Lebensgeschichte
Tiefdruckgebiet
NURCAN
(getauft
am 05.10.2012)
Anfang
Oktober entwickelte sich über dem Südwesten Englands ein neues
Tiefdruckgebiet. Da abzusehen war, dass es das Wettergeschehen in Mitteleuropa
beeinflussen sollte, wurde es am 05.10. auf den Namen NURCAN getauft. Das Tief
hatte an diesem Tag einen Kerndruck von knapp unter 1005 hPa, wobei sich sein
Zentrum über der östlichen Keltischen See befand. Die Warmfront des
Tiefs NURCAN reichte vom Zentrum aus geradlinig in Richtung Südosten,
über den Ärmelkanal hinweg bis etwa nach Grenoble in Frankreich.
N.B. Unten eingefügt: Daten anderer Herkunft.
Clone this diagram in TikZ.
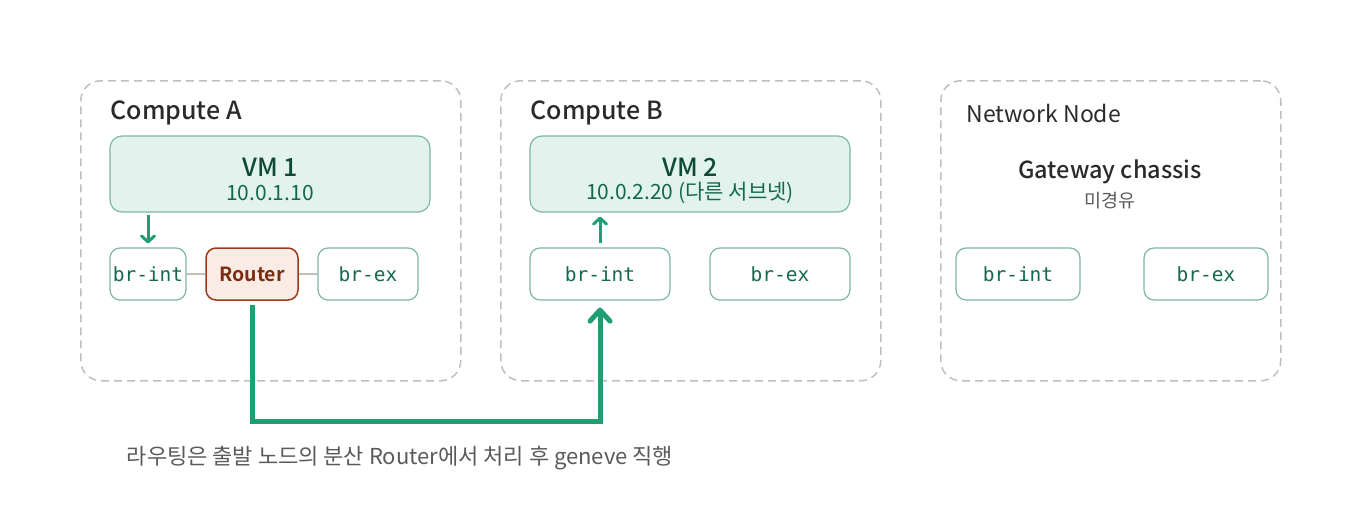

Die
Kaltfront verlief hingegen vom Zentrum des Tiefs in westlicher Richtung hinaus
bis auf den Atlantik, etwa 600 km von der englischen Küste entfernt.
Im
Laufe des Tages machte sich der Einfluss der Zyklone NURCAN in
Großbritannien bemerkbar. In Ostengland fiel der Luftdruck in drei
Stunden um 7,1 hPa und stieg nach Durchzug des Wirbels im selben Zeitraum
wieder um 4 hPa. Auch in Deutschland gab es ähnliche Druckänderungen,
wie z.B. in Emden mit einem Druckabfall um 6,6 hPa und Itzehoe mit 7,4 hPa. Mit
starken Druckänderungen gehen auch hohe Windstärken einher, so
erreichte der Wind an der Ostseeküste verbreitet die Stärke 10 bis
11, was schwerem bzw. orkanartigem Sturm entspricht. An der Station
Greifswalder Oie wurde zum Beispiel gegen 19 Uhr MEZ ein Spitzenwind von 29 m/s
gemessen, was der Windstärke 11 gleichzusetzen ist. In der straffen
Westströmung verlagerte sich das Tiefdruckgebiet NURCAN an diesem Tag sehr
schnell vorwärts und lag mit dem Kern nun bereits über der
Ostseeküste des östlichen Baltikums. Der Wirbel hatte bei einem auf
etwa 990 hPa gefallenen Kerndruck begonnen, zu okkludieren. Beim Prozess der
Okklusion holt die nachfolgende Kaltfront die voranlaufende Warmfront ein,
wodurch sich eine Mischfront herausbildet, die sogenannte Okklusionsfront.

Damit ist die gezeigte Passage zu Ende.